RECENSIONE DI CATELLO MASULLO: Fatemi dire, prima di tutto, che aver potuto parlare di nuovo con Jafar Panahi a tu per tu, mi ha allargato il cuore. Dopo che era stato condannato a non fare più film per 20 anni e dopo essere stato in carcere per lunghi anni, solo per la sua ostinazione di voler continuare a fare l’unico mestiere che conosce, fare film, non mi è parso vero. La Festa di Roma ci regala la anteprima italiana del film che ha vinto, meritatamente, la Palma d’Oro a Cannes 2025. Il racconto raccolto dal grande regista iraniano nella conferenza stampa romana è stato commovente: la sera prima della premiazione ha ricevuto la telefonata di un amico ancora detenuto nelle carceri iraniane, che gli comunicava che avrebbero festeggiato in carcere la sua vittoria a Cannes, non avendo il minimo dubbio che ciò sarebbe avvenuto. Per tutta la notte non ci ha dormito per la responsabilità di cui era stato caricato, la mattina c’era un black-out elettrico e non c’era alcuna notizia, solo alle 16 circa ha ricevuto una telefonata dal Festival di invito alla cerimonia di premiazione. Allora si è precipitato con la figlia a acquistare un abito adeguato per la figlia, poi è tornato in albergo solo a prendere gli occhiali e ed è corso alla Croisette. Tesissimo, solo quando ha sentito il suo nome si è potuto finalmente rilassare e abbandonarsi sulla poltrona, accorgendosi, poco dopo, che erano tutti in piedi ad applaudirlo e lui era il solo ancora seduto, sembrando pietrificato dalla notizia. E in quel momento ha anche realizzato che nella concitazione in albergo aveva preso gli occhiali della moglie e non i suoi. Tenerissimo. “It was just an accident” è un film potente ed impeccabile. Analisi acutissima dell’impatto devastante, distorcente, modificante, stravolgente, dilaniante degli inumani, brutali metodi repressivi del dissenso messi in atto da parte del governo iraniano. Con una demarcazione e differenza abissale tra vittime e aguzzini, quando si sente dire ai primi: “se loro sono stati violenti con noi, non significa che noi dobbiamo esserlo con loro”. Stile straordinario nella prima parte, con una buona e gustosa dose di ironia (il “pos” per la “mazzetta” richiesta da due sorveglianti è la prima volta che appare al cinema!). Attori, al solito, giganteschi, dello stesso livello (almeno) di quelli migliori del mondo, gli inglesi. Confezione e concatenazione drammaturgica magistrale. Assolutamente da non perdere.
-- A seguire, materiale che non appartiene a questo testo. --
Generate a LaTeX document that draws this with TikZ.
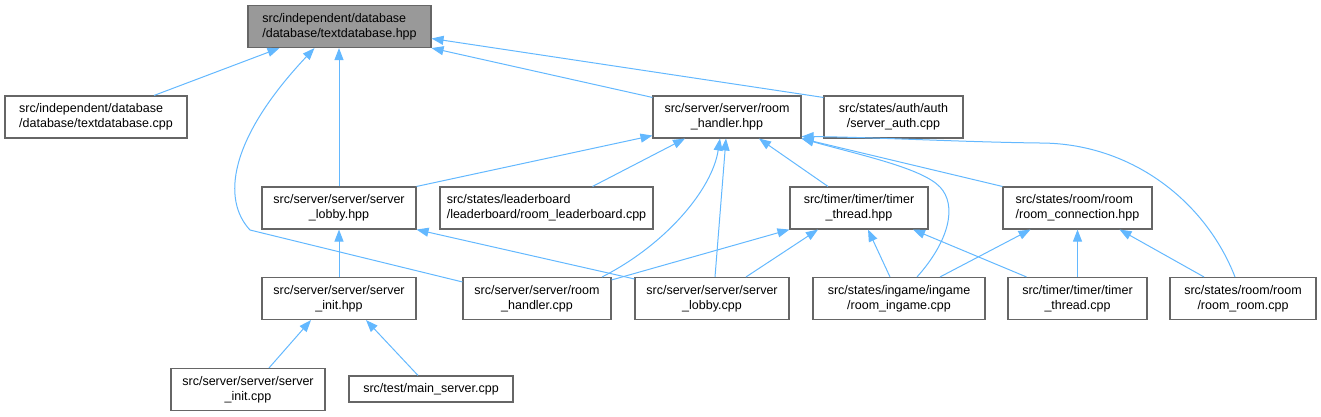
\documentclass[tikz,border=0pt]{standalone}
\usepackage{fontspec}
\setmainfont{Liberation Sans}
\usetikzlibrary{arrows.meta}
\definecolor{deplink}{HTML}{63B8FF}
\newcommand{\flab}[2]{\begin{tabular}{@{}c@{}}\multicolumn{1}{@{}l@{}}{#1}\\#2\end{tabular}}

\begin{document}
\begin{tikzpicture}[x=1pt,y=-1pt,
  file/.style={draw=black!60, line width=1.1pt, inner sep=0pt, minimum height=42pt, font=\fontsize{12.5}{15}\selectfont},
  dep/.style={draw=deplink, line width=1pt, -{Triangle[length=12pt,width=9pt]}}]
\useasboundingbox (0,0) rectangle (1321,416);
\node[file, fill=black!40, minimum width=183pt] (hpp) at (339.5,26.5) {\flab{src/independent/database}{/database/textdatabase.hpp}};
\node[file, minimum width=182pt] (dbcpp) at (96,117) {\flab{src/independent/database}{/database/textdatabase.cpp}};
\node[file, minimum width=148pt] (rhhpp) at (727,117) {\flab{src/server/server/room}{\_handler.hpp}};
\node[file, minimum width=139pt] (authcpp) at (893.5,117) {\flab{src/states/auth/auth}{/server\_auth.cpp}};
\node[file, minimum width=154pt] (lobbyhpp) at (339,208) {\flab{src/server/server/server}{\_lobby.hpp}};
\node[file, minimum width=213pt] (leadercpp) at (546.5,208) {\flab{src/states/leaderboard}{/leaderboard/room\_leaderboard.cpp}};
\node[file, minimum width=138pt] (timerhpp) at (859,208) {\flab{src/timer/timer/timer}{\_thread.hpp}};
\node[file, minimum width=149pt] (connhpp) at (1077.5,208) {\flab{src/states/room/room}{/room\_connection.hpp}};
\node[file, minimum width=154pt] (inithpp) at (339,298.5) {\flab{src/server/server/server}{\_init.hpp}};
\node[file, minimum width=148pt] (rhcpp) at (537,298.5) {\flab{src/server/server/room}{\_handler.cpp}};
\node[file, minimum width=154pt] (lobbycpp) at (712,298.5) {\flab{src/server/server/server}{\_lobby.cpp}};
\node[file, minimum width=172pt] (ingamecpp) at (899,298.5) {\flab{src/states/ingame/ingame}{/room\_ingame.cpp}};
\node[file, minimum width=139pt] (timercpp) at (1077.5,298.5) {\flab{src/timer/timer/timer}{\_thread.cpp}};
\node[file, minimum width=146pt] (roomcpp) at (1243,298.5) {\flab{src/states/room/room}{/room\_room.cpp}};
\node[file, minimum width=154pt] (initcpp) at (248,389.5) {\flab{src/server/server/server}{\_init.cpp}};
\node[file, minimum width=164pt, minimum height=26pt] (maincpp) at (431,389) {src/test/main\_server.cpp};
\draw[dep] ([xshift=58pt]dbcpp.north) -- ([xshift=-60pt]hpp.south);
\draw[dep] ([yshift=-5pt]rhcpp.north west) -- (250,230) .. controls (222,200) and (228,140) .. ([xshift=-25pt]hpp.south);
\draw[dep] (lobbyhpp.north) -- (lobbyhpp.north |- hpp.south);
\draw[dep] ([yshift=-2pt]rhhpp.north west) -- (hpp.south east);
\draw[dep] ([yshift=-2pt]authcpp.north west) -- ([yshift=-12pt]hpp.east);
\draw[dep] ([xshift=46pt]leadercpp.north) -- ([xshift=-42pt]rhhpp.south);
\draw[dep] (lobbyhpp.north east) -- ([yshift=3pt]rhhpp.south west);
\draw[dep] ([xshift=65pt]rhcpp.north) .. controls (665,245) and (712,190) .. ([xshift=-7pt]rhhpp.south);
\draw[dep] ([xshift=3pt]lobbycpp.north) -- ([xshift=-1pt]rhhpp.south);
\draw[dep] ([xshift=-31pt]timerhpp.north) -- ([xshift=32pt]rhhpp.south);
\draw[dep] ([xshift=18pt]ingamecpp.north) .. controls (950,240) and (957,205) .. (940,187) .. controls (922,168) and (860,155) .. (rhhpp.south east);
\draw[dep] (connhpp.north west) -- (rhhpp.south east);
\draw[dep] ([xshift=-8pt]roomcpp.north) .. controls (1205,200) and (1130,143) .. (1040,143) .. controls (960,142) and (870,137) .. ([yshift=2pt]rhhpp.south east);
\draw[dep] ([yshift=-3pt]rhcpp.north east) -- (timerhpp.south west);
\draw[dep] ([xshift=34pt]lobbycpp.north) -- ([xshift=-41pt]timerhpp.south);
\draw[dep] ([xshift=-9pt]ingamecpp.north) -- ([xshift=9pt]timerhpp.south);
\draw[dep] ([xshift=-51pt]timercpp.north) -- ([xshift=54pt]timerhpp.south);
\draw[dep] ([yshift=-2pt]lobbycpp.north west) -- (lobbyhpp.south east);
\draw[dep] ([xshift=41pt]ingamecpp.north) -- ([xshift=-47pt]connhpp.south);
\draw[dep] (timercpp.north) -- (connhpp.south);
\draw[dep] ([xshift=-39pt]roomcpp.north) -- ([xshift=42pt]connhpp.south);
\draw[dep] (inithpp.north) -- (lobbyhpp.south);
\draw[dep] ([xshift=21pt]initcpp.north) -- ([xshift=-28pt]inithpp.south);
\draw[dep] ([xshift=-13pt]maincpp.north) -- ([xshift=27pt]inithpp.south);
\end{tikzpicture}
\end{document}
Curiosità, ho chiesto al regista: “Jafar, nonostante l’impatto devastante sulle vittime dei metodi disumani da parte dei carnefici, alla fine nelle vittime prevale il senso di umanità e, in definitiva, del perdono. Ma con il cigolio della protesi che si sente nell’ultima scena ci vuoi dire che il perdono non paga? E che l’unico modo di arrestare l’opera dei carnefici è eliminarli?”. La Risposta di Jafar Panahi: “il tema della vendetta e del perdono non è la parte più profonda. È quella superficiale, per portare avanti il film. Il mio obiettivo è oltre perdono o vendetta. Quello che voglio trattare è: nel futuro questo circolo vizioso di violenza che genera violenza si fermerà, oppure no? Pensate quel rumore che sentite alla fine del film, potrebbe essere un rumore reale, oppure, una percezione mentale. I personaggi del film dicono che erano 5 anni che sentivano quel rumore nella testa. Qualora il rumore fosse reale, cosa è venuto a fare? Ha sentito la esigenza di un cambiamento? E poi se ne va? Non lo sappiamo. Oppure solo il prodotto della mente. Il mio scopo è che quando uscite dal cinema voi continuiate a pensare”.